Unmanned ground robots will be trained to receive demonstration commands – instead of verbal commands – to interpret, follow, recall and apply in similar contexts as part of a new US Army research project starting this month with the University of Texas at Austin.
Autonomous robotic systems will first be taught procedures for tactical behaviours through teleoperation and once they learn where and how to safely move around, through and over simple and complex terrain, they can apply that knowledge on their own when facing particularly ruggedised, unfamiliar territory.
Researchers from the US Army’s Combat Capabilities Development Command’s Army Research Laboratory and the university will work jointly to develop autonomous system behaviours using the laboratory’s Autonomy Software Stack. The stack, which was developed under the decade-long Robotics Collaborative Technology Alliance, is a suite of software algorithms, libraries and software components that perform specific functions that are required by intelligent systems such as navigation, planning, perception, control and reasoning.
“Allowing autonomous systems to learn new behaviours after fielding would be a significant step forward in how the US Army trains, approves and integrates autonomy into units” said Dr Craig Lennon, an US Army researcher.
The US Army is developing an autonomous system to interactively learn from a soldier and once the soldier understands the robot’s degree of confidence in applying learned behaviour to new, difficult tasks, soldiers can make informed choices about how to use their robotic systems, Lennon said.
This could open opportunities for robotic systems that learn and execute new behaviours in operational environments without coming home again to be checked, he added.
The US Defense Innovation Board highlighted a challenge within the test and evaluation of systems when employing machine learning techniques.
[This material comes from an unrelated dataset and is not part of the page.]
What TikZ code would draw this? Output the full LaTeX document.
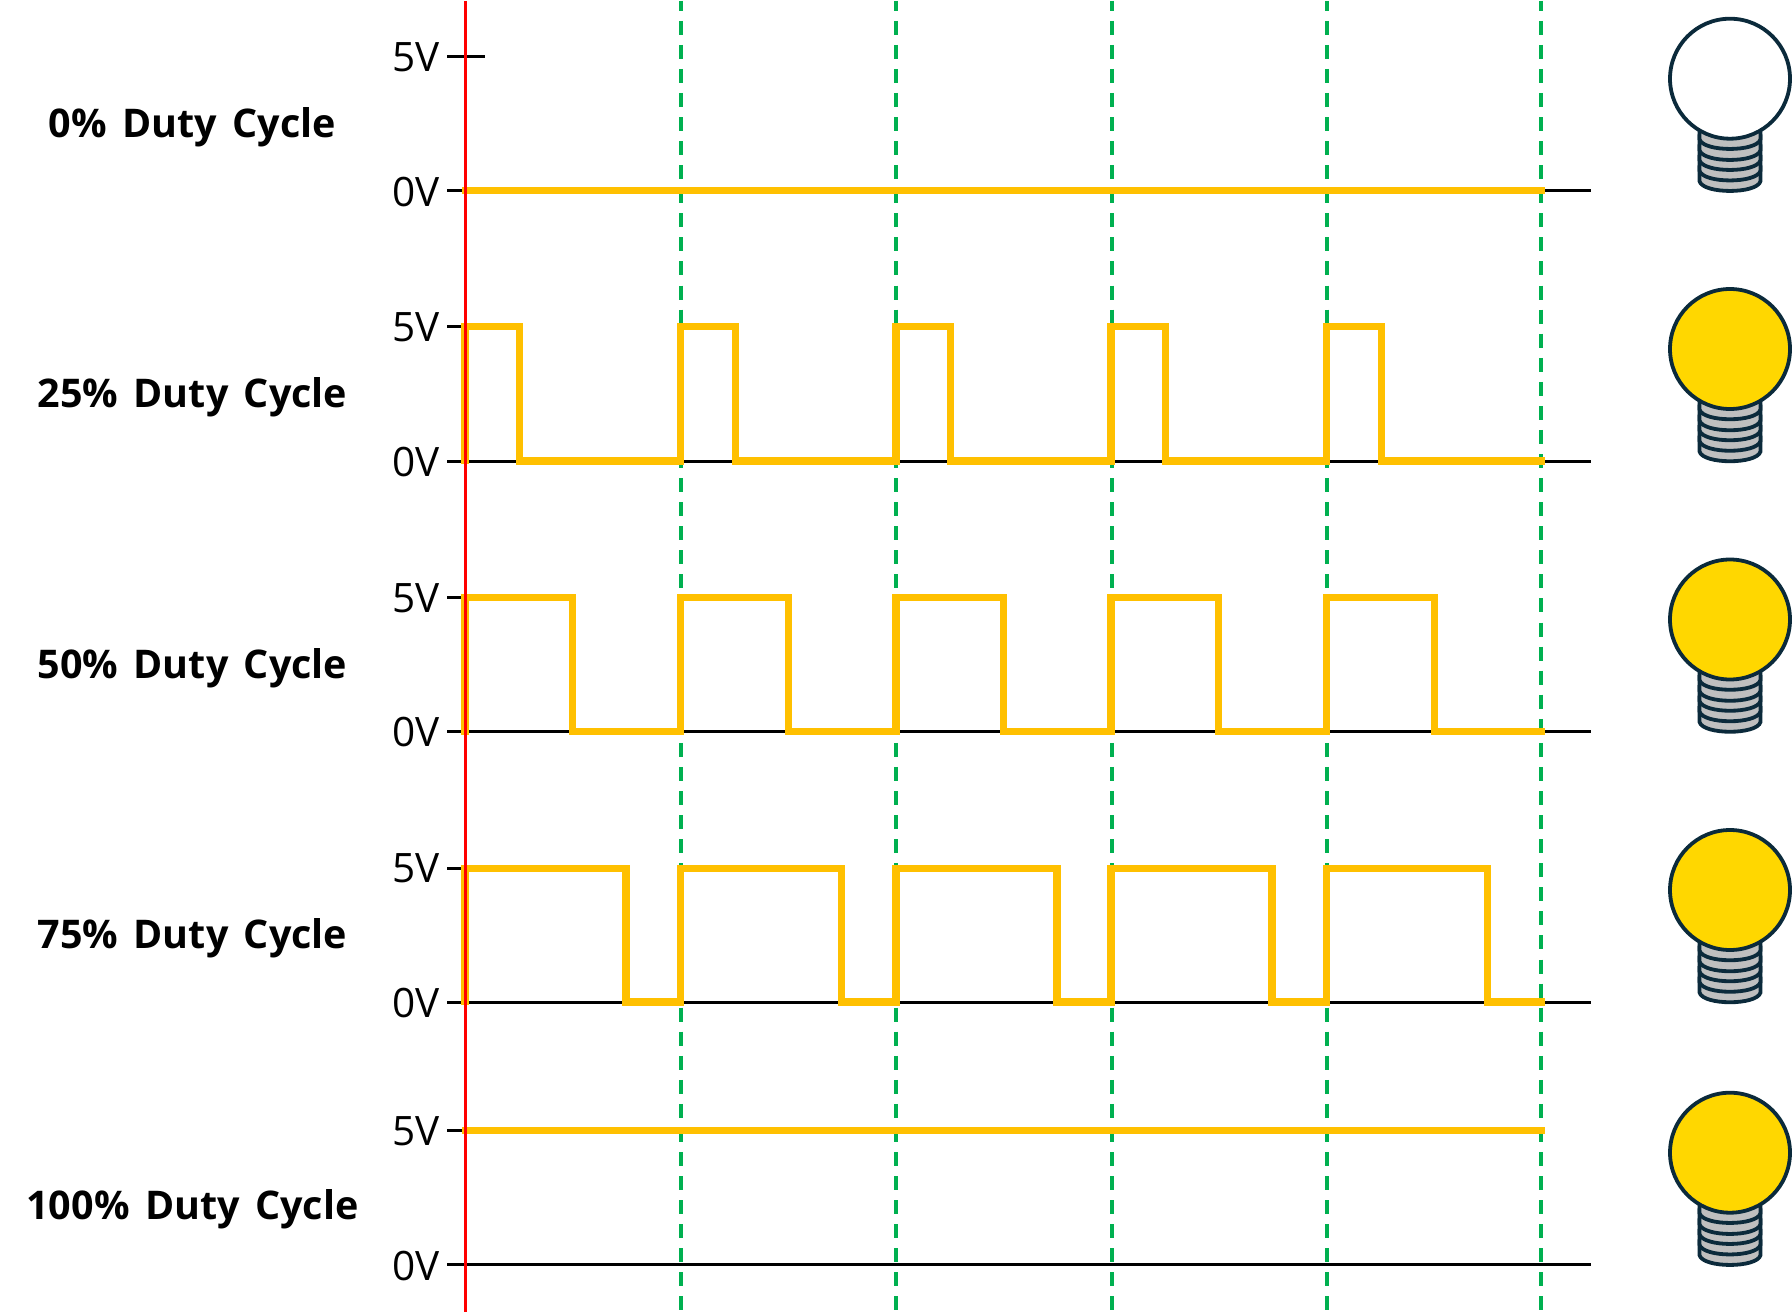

In its 2019 AI Principles report, the board pointed out, “for systems that learn over their lifetime, challenges remain for continual certification that these systems do not learn behaviours outside of their intended use”.
In the interim, Lennon said, the US Army’s corporate research laboratory is exploring potential solutions to discover methods to provide assurance for autonomous systems that learn real-world scenarios, such as crossing a novel obstacle, in the field.
“Suppose the robot has already learned procedures for crossing a danger area but has never crossed a river with the load that it’s now required to carry,” he said. “During mission rehearsal, the soldier finds a river in a friendly area, demonstrates the river crossing by tele-operating the fully-loaded robot across and repeats demonstrations until the system can provide assurance it has learned how to safely execute the behaviour while conforming to the tactical procedures for crossing a danger area. Now the soldier can take it on the mission and it can get itself across the river.”
Dr Ufuk Topcu, lead researcher for this work at the University of Texas at Austin, said earlier work showed how the research team can take advantage of existing contextual knowledge in learning from demonstrations.
“The resulting techniques improve the data efficiency and generalisability, and are particularly promising for the data-starved applications of the US Army with a need for verifiability,” Topcu said. “We look forward to extending the techniques and demonstrating their effectiveness on the US Army’s experimental platforms.”
According to Lennon, demonstrations might also be needed for teaching a robot how to perform while damaged when previous behaviours no longer work.
Researchers will test the new software on simulated systems in the first year. By mid-2022, they’re expected to transfer tests to a Clearpath Warthog unmanned ground vehicle, which is designed for rapid prototyping of robotic systems and built for tough environments.
The three-year cooperative agreement between the US Army and the university is expected to result in a system that can interactively learn from human demonstration while continually updating a quantitative estimate of its ability to perform the new behaviours and meet system assurance specifications.